Last year at the Hancock I rode into a 20+ mph headwind for over 15 miles straight. I would have much preferred a few hills.


----------



## joet (Dec 17, 2010)

MS 150 Pedal to the Point, Cleveland to Sandusky, OH. in August.
There is a 100 mile option the first day, 75 miles back the next.
Mostly flat, but wind coming out of the west can make for a long first day.


----------



## Gnarly 928 (Nov 19, 2005)

Every true 100-mile ride is a substantial undertaking. There is no 'easy' way to pedal your bike 100 miles. "Easier" rides, yes, but never really easy... 

Pick the right day here in the Columbia River Gorge (between Washington and Oregon) and you could probably ride 100 miles, West to East up the river, without much effort at all, rarely even having to pedal. There is a reason we are called "The Windsurfing Capitol" with days of 50+mph west winds quite frequent during the Not Winter. I've often contemplated trying a 'speed-run' up the Gorge...see how fast I could log a 100 mile ride...but on windy days I would rather go windsurfing.

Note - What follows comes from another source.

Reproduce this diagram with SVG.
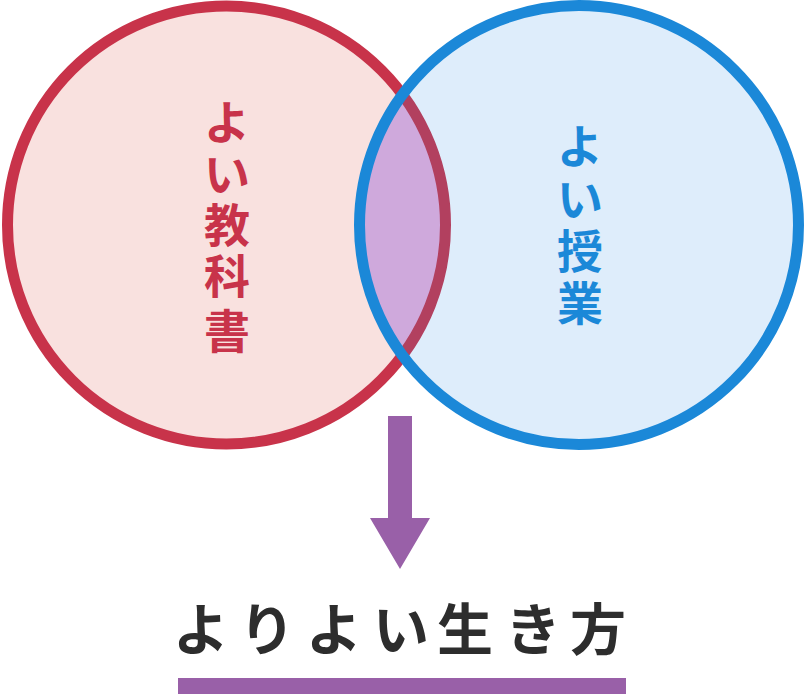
<svg xmlns="http://www.w3.org/2000/svg" width="806" height="694" viewBox="0 0 806 694">
  <style>
    .vt { font-family: "Noto Sans CJK JP", "Noto Sans", sans-serif; font-weight: 700; font-size: 46px; text-anchor: middle; }
    .red { fill: #c8334a; }
    .blue { fill: #1b88d8; }
    .result { font-family: "Noto Sans CJK JP", "Noto Sans", sans-serif; font-weight: 700; font-size: 56px; fill: #2d2d2d; text-anchor: middle; }
  </style>
  <defs>
    <clipPath id="clipB">
      <circle cx="579" cy="225" r="219.5"/>
    </clipPath>
  </defs>
  <rect width="806" height="694" fill="#ffffff"/>

  <g id="node-textbook">
    <circle cx="226.5" cy="225" r="219" fill="#f9e1df" stroke="#c8334a" stroke-width="11"/>
  </g>

  <g id="node-lesson-fill">
    <circle cx="579" cy="225" r="219.5" fill="#deedfb"/>
  </g>

  <g id="node-overlap" clip-path="url(#clipB)">
    <circle cx="226.5" cy="225" r="219" fill="#cfa9dc" stroke="#b2405f" stroke-width="11"/>
  </g>

  <g id="node-lesson">
    <circle cx="579" cy="225" r="219.5" fill="none" stroke="#1b88d8" stroke-width="11"/>
  </g>

  <g id="label-textbook">
    <text class="vt red" x="227 227 227 227 227" y="139 191 242 293 348">よい教科書</text>
  </g>

  <g id="label-lesson">
    <text class="vt blue" x="580 580 580 580" y="163 216 268 320">よい授業</text>
  </g>

  <g id="connectors">
    <polygon points="388,416 412,416 412,518 430,518 400,569 370,518 388,518" fill="#9960a8"/>
  </g>

  <g id="node-result">
    <text class="result" x="201 267 334 401 465 533 598" y="650">よりよい生き方</text>
    <rect x="178" y="678" width="448" height="16" fill="#9960a8"/>
  </g>
</svg>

Try and find her a century with a favorable prevailing wind pattern. That will be to her advantage at the end of the day..Some stronger riders to share the front in a paceline..that is helpful, too. I do solo centuries often and they are much more difficult than riding it with friends..... By about mile 80, alone...I'd kill for someone else to 'take a pull'.


----------



## dekindy (Jul 7, 2006)

http://century.breakawaybicycleclub.org/

In our area we consider the Sizzling Century to be one of the flattest and most attractive for first time attempts. Sorry it is not in a cooler part of the Summer. It does give you lots of time to ride and prepare.


----------



## psycleridr (Jul 21, 2005)

pick any 100miles.......and ride slower. :idea: Now it's easier


----------



## Fredrico (Jun 15, 2002)

*Hottern' Hell Hundred!*

http://www.hh100.org/

Saturday, Aug. 27th, in Wichita Falls, Texas. With 10 thousand riders, you'll always have someone to ride with. Flat enough my buddy finished in a pack in 4 hours 30 minutes. Rest stops every 15 miles or so. Only downside is thorns that give lots of riders flats. Carnival bike bazaar afterwards.


----------



## RideAddict (Jun 9, 2011)

I'm doing my first century in Wisconsin August 13th. JDRF fund raiser from LaCrosse, WI to Albin Iowa and back along the river. Terrain wise it's supposed to be fairly benign though there is a climb off the river at about the 50 mile mark. I've heard it's pretty stretched out though.


----------



## Tumbleweed (Jun 6, 2005)

*Tour de Corn*

Always wanted to try the Tour de Corn, but thought it was in Sprinfield not E Prairie. Regardless, looks like an enjoyable time.


----------



## CMi_rider (Mar 22, 2011)

The Black Bear Bicycle Tour in Grayling, MI is a pretty easy century. It is point to point from west to east so it goes with the prevailing winds. Although there are a couple hills, it trends downhill heading from middle of MI to the Lake Huron Coast. Back when the event was a mass start top finishers were under 4 hours. You now start in waves of ten.

At the same time as the century is a canoe race. When you reach your destination you can watch the canoe racers come in (if you beat the canoes to the finish). They have completed a much bigger challenge paddling there canoes for about 13 hours.


----------